Retrospective diagnosis is practised by medical historians, general historians and the media with varying degrees of scholarship. At its worst it may become "little more than a game, with ill-defined rules and little academic credibility." The process often requires "translating between linguistic and conceptual worlds separated by several centuries", and assumes our modern disease concepts and categories are privileged. Crude attempts at retrospective diagnosis fail to be sensitive to historical context, may treat historical and religious records as scientific evidence, or ascribe pathology to behaviours that require none. The understanding of the history of illness can benefit from modern science. For example, knowledge of the insect vectors of malaria and yellow fever can be used to explain the changes in extent of those diseases caused by drainage or urbanisation in historical times.

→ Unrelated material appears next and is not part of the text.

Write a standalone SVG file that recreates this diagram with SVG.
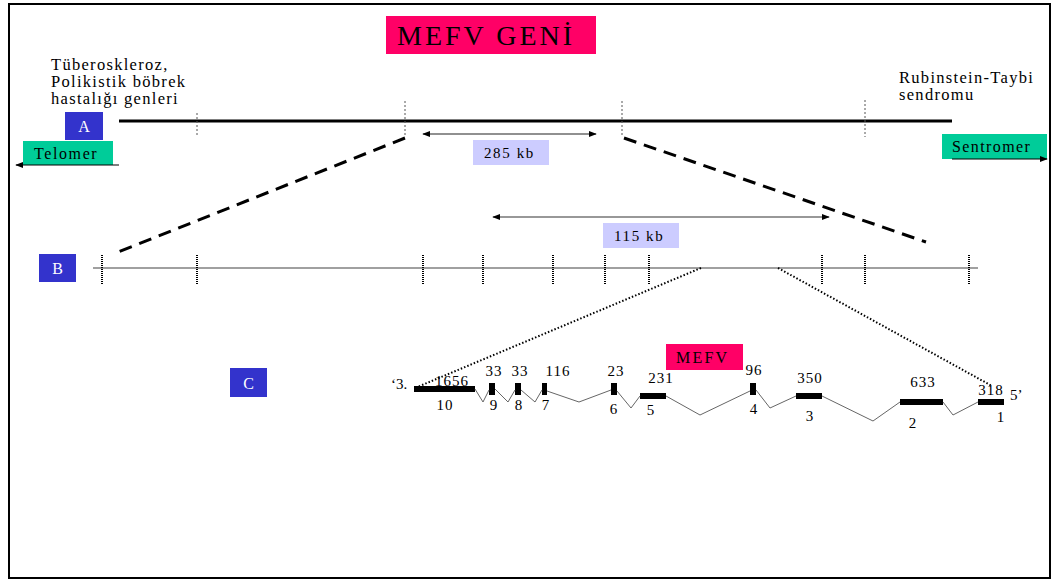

The practice of retrospective diagnosis has been mocked in parody, where characters from fiction are "diagnosed". Squirrel Nutkin may have had Tourette syndrome and Tiny Tim could have suffered from distal renal tubular acidosis (type I).
The term retrospective diagnosis is also sometimes used by a clinical pathologist to describe a medical diagnosis in a person made some time after the original illness has resolved or after death. In such cases, analysis of a physical specimen may yield a confident medical diagnosis. The search for the origin of AIDS has involved posthumous diagnosis of AIDS in people who died decades before the disease was first identified. Another example is where analysis of preserved umbilical cord tissue enables the diagnosis of congenital cytomegalovirus infection in a patient who had later developed a central nervous system disorder.